Welcome to the
vast inane. Today the “sequester” - mindless, across the board cuts of military and
domestic spending designed to be abhorrent - will go into effect. Republicans
claimed a “big victory” as
House Speaker John Boehner shut down any negotiations and sent the House home.
The cuts will cost jobs and add to the headwinds facing the economy. The
sequester will be followed by operatic melodrama over keeping the government
open after the end of March and keeping the government from defaulting on its
debt beginning in the middle of May.
The deficit is
falling faster than any time since the demobilization after World War II,
Americans are afflicted with mass unemployment and falling wages, but Washington
will be traveling into the vast inane for the foreseeable future.
The media is
focused on the possible effects of the cuts. But what is actually being
sequestered is any sensible debate about the fundamental changes needed to
revive the middle class and make this economy work for working families once
more. The old economy - and the failed economic ideas that drove it - benefited
the few, while undermining the broad middle class, even before the collapse.
Sadly, that old
economy is back. Consider the unsustainable imbalances that contributed directly
to the Great Recession:
Global trade
imbalances: The U.S. trade deficit is still over $1 billion a day. The trade
deficits with China remain the largest bilateral imbalances in history. This
costs the U.S. good jobs and undermines wage growth. The Chinese suppress
consumption in their own country to sustain their
export-led growth. This imbalance is destabilizing and unsustainable, but is not
up for discussion. Instead, the administration and the Republican leadership
push traditional corporate trade accords that will only add to
the problem.
Gilded-Age
Inequality: In the two years coming
out of the Great Recession, the top 1 percent captured an obscene 121 percent of
the income growth, while the remaining 99 percent lost ground. The rich pocketed all the new income
growth and then some. Corporate profits are setting new records as a percentage
of the economy; wages are setting new lows. As Nobel Prize-winning economist
Joseph Stiglitz has argued, extreme inequality not only crushes the middle
class, it saps the demand needed for a prosperous economy.
It also corrodes
our democracy and corrupts our politics. In his State of the Union address,
President Obama called for raising the minimum wage, but deficit jockeying is
consuming the limited congressional calendar, curtailing any discussion of even
this modest reform. Also needed are measures to empower
workers to organize and bargain collectively for a fair share of the profits and
productivity they help to produce. Corporate tax reform should offer lower rates
to those companies that create jobs at home rather than
abroad and that limit the divergence between the median wages of workers and the
compensation of the top executives. Instead, Republicans are waging war against
unions and basic worker rights, and CEOs continue to receive million-dollar
short-term incentives to plunder their own
companies.
Starved Public
Investment: All the posturing about cutting government - with the president
bragging about bringing discretionary spending down to levels of the economy not
seen since Eisenhower and Republicans vowing to cut it to pre-industrial levels
- ignores the painful reality that America is starving public investments vital
to its future.
Our dangerous
and decrepit infrastructure costs lives while making our economy far less
competitive. If we are to be a high-wage country, we need to rebuild,
modernizing and hardening our infrastructure to better withstand the extreme
weather that is surely our fate.
We aren’t even doing the basics in education - from universal
preschool to affordable college and advanced training. Instead we’ve decided to use testing and piecemeal privatization to
substitute for investment. It hasn’t and
won’t work.
We should be
doing more, not less, public investment in research and development,
particularly in clean energy and the green industrial revolution that is already
sweeping the world. Some of this
could be achieved from changing priorities - ending obscene
subsidies to Big Oil and Big Pharma, reducing our bloated Pentagon
budgets - but any progress gets sabotaged by the fixation on cutting, not
investing wisely.
Bloated Finance:
Wall Street’s financial wilding inflated the housing
bubble and then blew up the economy, doubling our national debt in the process.

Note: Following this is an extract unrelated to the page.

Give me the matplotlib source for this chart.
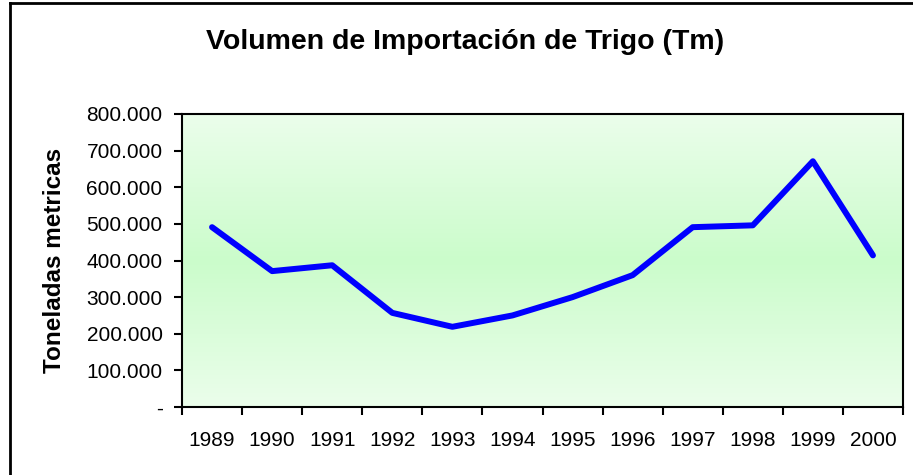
import matplotlib
matplotlib.use("Agg")
import matplotlib.pyplot as plt
import numpy as np
from matplotlib.colors import LinearSegmentedColormap
from matplotlib.lines import Line2D

plt.rcParams['font.family'] = ['Liberation Sans', 'DejaVu Sans']

years = ["1989", "1990", "1991", "1992", "1993", "1994",
         "1995", "1996", "1997", "1998", "1999", "2000"]
toneladas = [491000, 371000, 387000, 257000, 219000, 250000,
             300000, 360000, 491000, 496000, 671000, 414000]
yticks = [0, 100000, 200000, 300000, 400000, 500000, 600000, 700000, 800000]
ytick_labels = ["-", "100.000", "200.000", "300.000", "400.000",
                "500.000", "600.000", "700.000", "800.000"]

fig = plt.figure(figsize=(9.13, 4.75), dpi=100)
ax = fig.add_axes([182/913, 68/475, 721/913, 293/475])

# vertical gradient: pale at top and bottom, greener in the middle
cmap = LinearSegmentedColormap.from_list("bg", ["#ebfeeb", "#cbfccb", "#ebfeeb"])
grad = np.linspace(0, 1, 256).reshape(-1, 1)
ax.imshow(grad, cmap=cmap, aspect="auto", extent=(-0.5, 11.5, 0, 800000),
          origin="lower", zorder=0)

x = np.arange(len(years))
ax.plot(x, toneladas, color="#0000ff", linewidth=4.3, solid_capstyle="round",
        solid_joinstyle="round", zorder=3)

ax.set_xlim(-0.5, 11.5)
ax.set_ylim(0, 800000)
ax.set_yticks(yticks)
ax.set_yticklabels(ytick_labels)

# category labels between tick marks
ax.set_xticks(np.arange(-0.5, 12, 1))
ax.set_xticklabels([])
ax.set_xticks(x, minor=True)
ax.set_xticklabels(years, minor=True)
ax.tick_params(axis="x", which="minor", length=0, pad=17, labelsize=15)
ax.tick_params(axis="x", which="major", direction="out", length=6, width=1.5)
ax.tick_params(axis="y", direction="out", length=6, width=1.5, pad=8, labelsize=15)

for s in ax.spines.values():
    s.set_linewidth(1.5)

ax.set_ylabel("Toneladas metricas", fontsize=17.5, fontweight="bold", labelpad=15)
fig.text(465/913, 1 - 42/475, "Volumen de Importación de Trigo (Tm)",
         ha="center", va="center", fontsize=20.5, fontweight="bold")

# outer chart frame (only top and left visible)
fig.add_artist(Line2D([10/913, 10/913], [0, 1 - 3/475], color="black",
                      linewidth=2, transform=fig.transFigure))
fig.add_artist(Line2D([10/913, 1], [1 - 3/475, 1 - 3/475], color="black",
                      linewidth=2, transform=fig.transFigure))

fig.savefig("out.png", dpi=100)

Deemed too big to fail, the big banks were bailed out at the cost of trillions.
Financial reform tried to strengthen accountability, but the big banks have
emerged from the crisis bigger and more concentrated than ever. The financial
subsidy they pocket from the reality that they won’t be
allowed to fail makes it difficult for small banks to compete. The guarantee
also encourages gambling with other people’s
money, for they pocket the winnings confident that we will cover their losses.
Progressive Democrats in the Senate - Sherrod Brown, Jeff Merkley, Bernie
Sanders and others - as well as conservative
Republican bankers and pundits have called for breaking up the big banks. But
this barely registers in the public debate.
President Obama
had it right when he said in his State of the Union address, “We just can’t cut
our way to prosperity.” We need to move beyond the “vast inane” in
Washington if we are to begin even to consider what must be
done to revive the American middle class.
Two years ago,
Occupy Wall Street showed what it took to
“change the conversation,” as
the pundits described it. It will take a much more powerful and disruptive
movement to actually begin to drive the reforms we need.